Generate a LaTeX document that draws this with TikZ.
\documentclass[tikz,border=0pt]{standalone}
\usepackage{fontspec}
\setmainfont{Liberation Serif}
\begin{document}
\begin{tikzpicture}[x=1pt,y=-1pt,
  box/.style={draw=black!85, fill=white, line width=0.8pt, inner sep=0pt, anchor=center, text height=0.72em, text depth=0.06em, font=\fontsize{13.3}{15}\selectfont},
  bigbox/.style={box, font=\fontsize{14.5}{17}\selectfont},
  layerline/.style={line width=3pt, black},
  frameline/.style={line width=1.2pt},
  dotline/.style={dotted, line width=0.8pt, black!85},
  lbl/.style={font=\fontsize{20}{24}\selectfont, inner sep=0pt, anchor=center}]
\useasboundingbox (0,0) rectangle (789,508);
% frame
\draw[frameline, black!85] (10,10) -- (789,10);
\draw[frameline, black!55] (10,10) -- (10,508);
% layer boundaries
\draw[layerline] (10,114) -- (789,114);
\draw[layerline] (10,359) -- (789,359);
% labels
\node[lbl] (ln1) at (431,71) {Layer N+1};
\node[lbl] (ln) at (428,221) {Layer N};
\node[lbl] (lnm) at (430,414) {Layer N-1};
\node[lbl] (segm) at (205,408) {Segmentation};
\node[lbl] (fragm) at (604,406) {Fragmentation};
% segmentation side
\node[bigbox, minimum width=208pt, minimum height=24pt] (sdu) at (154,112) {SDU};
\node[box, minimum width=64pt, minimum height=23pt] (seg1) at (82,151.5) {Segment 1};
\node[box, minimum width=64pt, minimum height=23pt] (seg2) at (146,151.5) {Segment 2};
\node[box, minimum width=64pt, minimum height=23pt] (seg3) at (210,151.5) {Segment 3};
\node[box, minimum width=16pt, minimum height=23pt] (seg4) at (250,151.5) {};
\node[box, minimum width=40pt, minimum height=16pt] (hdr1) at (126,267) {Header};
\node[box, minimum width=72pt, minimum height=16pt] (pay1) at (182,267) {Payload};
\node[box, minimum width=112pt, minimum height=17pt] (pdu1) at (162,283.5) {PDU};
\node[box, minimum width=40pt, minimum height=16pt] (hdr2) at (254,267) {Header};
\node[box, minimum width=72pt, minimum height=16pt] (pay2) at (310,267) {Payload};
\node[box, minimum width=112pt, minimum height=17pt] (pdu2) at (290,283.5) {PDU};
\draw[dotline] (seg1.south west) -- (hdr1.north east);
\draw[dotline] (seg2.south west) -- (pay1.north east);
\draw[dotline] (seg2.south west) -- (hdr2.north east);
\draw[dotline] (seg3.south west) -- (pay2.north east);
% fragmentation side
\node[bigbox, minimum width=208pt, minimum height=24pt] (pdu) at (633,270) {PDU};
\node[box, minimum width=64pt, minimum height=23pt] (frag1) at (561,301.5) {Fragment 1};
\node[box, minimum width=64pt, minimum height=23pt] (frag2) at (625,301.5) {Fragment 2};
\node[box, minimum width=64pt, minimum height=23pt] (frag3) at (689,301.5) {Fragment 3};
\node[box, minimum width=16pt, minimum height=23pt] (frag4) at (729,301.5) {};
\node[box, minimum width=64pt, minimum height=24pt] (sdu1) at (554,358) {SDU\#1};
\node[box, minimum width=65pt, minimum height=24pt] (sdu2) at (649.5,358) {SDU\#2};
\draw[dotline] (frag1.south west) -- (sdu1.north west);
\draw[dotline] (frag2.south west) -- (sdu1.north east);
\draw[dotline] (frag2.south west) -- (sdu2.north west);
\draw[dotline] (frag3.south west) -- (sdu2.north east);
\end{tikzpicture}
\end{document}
◆ ◆ ◆ ◆ ◆ ◆ ◆
[SET TASK]: Reproduce the complete data exactly as presented above.

[RESPONSE BELOW]:
Generate a LaTeX document that draws this with TikZ.
\documentclass[tikz,border=0pt]{standalone}
\usepackage{fontspec}
\setmainfont{Liberation Serif}
\begin{document}
\begin{tikzpicture}[x=1pt,y=-1pt,
  box/.style={draw=black!85, fill=white, line width=0.8pt, inner sep=0pt, anchor=center, text height=0.72em, text depth=0.06em, font=\fontsize{13.3}{15}\selectfont},
  bigbox/.style={box, font=\fontsize{14.5}{17}\selectfont},
  layerline/.style={line width=3pt, black},
  frameline/.style={line width=1.2pt},
  dotline/.style={dotted, line width=0.8pt, black!85},
  lbl/.style={font=\fontsize{20}{24}\selectfont, inner sep=0pt, anchor=center}]
\useasboundingbox (0,0) rectangle (789,508);
% frame
\draw[frameline, black!85] (10,10) -- (789,10);
\draw[frameline, black!55] (10,10) -- (10,508);
% layer boundaries
\draw[layerline] (10,114) -- (789,114);
\draw[layerline] (10,359) -- (789,359);
% labels
\node[lbl] (ln1) at (431,71) {Layer N+1};
\node[lbl] (ln) at (428,221) {Layer N};
\node[lbl] (lnm) at (430,414) {Layer N-1};
\node[lbl] (segm) at (205,408) {Segmentation};
\node[lbl] (fragm) at (604,406) {Fragmentation};
% segmentation side
\node[bigbox, minimum width=208pt, minimum height=24pt] (sdu) at (154,112) {SDU};
\node[box, minimum width=64pt, minimum height=23pt] (seg1) at (82,151.5) {Segment 1};
\node[box, minimum width=64pt, minimum height=23pt] (seg2) at (146,151.5) {Segment 2};
\node[box, minimum width=64pt, minimum height=23pt] (seg3) at (210,151.5) {Segment 3};
\node[box, minimum width=16pt, minimum height=23pt] (seg4) at (250,151.5) {};
\node[box, minimum width=40pt, minimum height=16pt] (hdr1) at (126,267) {Header};
\node[box, minimum width=72pt, minimum height=16pt] (pay1) at (182,267) {Payload};
\node[box, minimum width=112pt, minimum height=17pt] (pdu1) at (162,283.5) {PDU};
\node[box, minimum width=40pt, minimum height=16pt] (hdr2) at (254,267) {Header};
\node[box, minimum width=72pt, minimum height=16pt] (pay2) at (310,267) {Payload};
\node[box, minimum width=112pt, minimum height=17pt] (pdu2) at (290,283.5) {PDU};
\draw[dotline] (seg1.south west) -- (hdr1.north east);
\draw[dotline] (seg2.south west) -- (pay1.north east);
\draw[dotline] (seg2.south west) -- (hdr2.north east);
\draw[dotline] (seg3.south west) -- (pay2.north east);
% fragmentation side
\node[bigbox, minimum width=208pt, minimum height=24pt] (pdu) at (633,270) {PDU};
\node[box, minimum width=64pt, minimum height=23pt] (frag1) at (561,301.5) {Fragment 1};
\node[box, minimum width=64pt, minimum height=23pt] (frag2) at (625,301.5) {Fragment 2};
\node[box, minimum width=64pt, minimum height=23pt] (frag3) at (689,301.5) {Fragment 3};
\node[box, minimum width=16pt, minimum height=23pt] (frag4) at (729,301.5) {};
\node[box, minimum width=64pt, minimum height=24pt] (sdu1) at (554,358) {SDU\#1};
\node[box, minimum width=65pt, minimum height=24pt] (sdu2) at (649.5,358) {SDU\#2};
\draw[dotline] (frag1.south west) -- (sdu1.north west);
\draw[dotline] (frag2.south west) -- (sdu1.north east);
\draw[dotline] (frag2.south west) -- (sdu2.north west);
\draw[dotline] (frag3.south west) -- (sdu2.north east);
\end{tikzpicture}
\end{document}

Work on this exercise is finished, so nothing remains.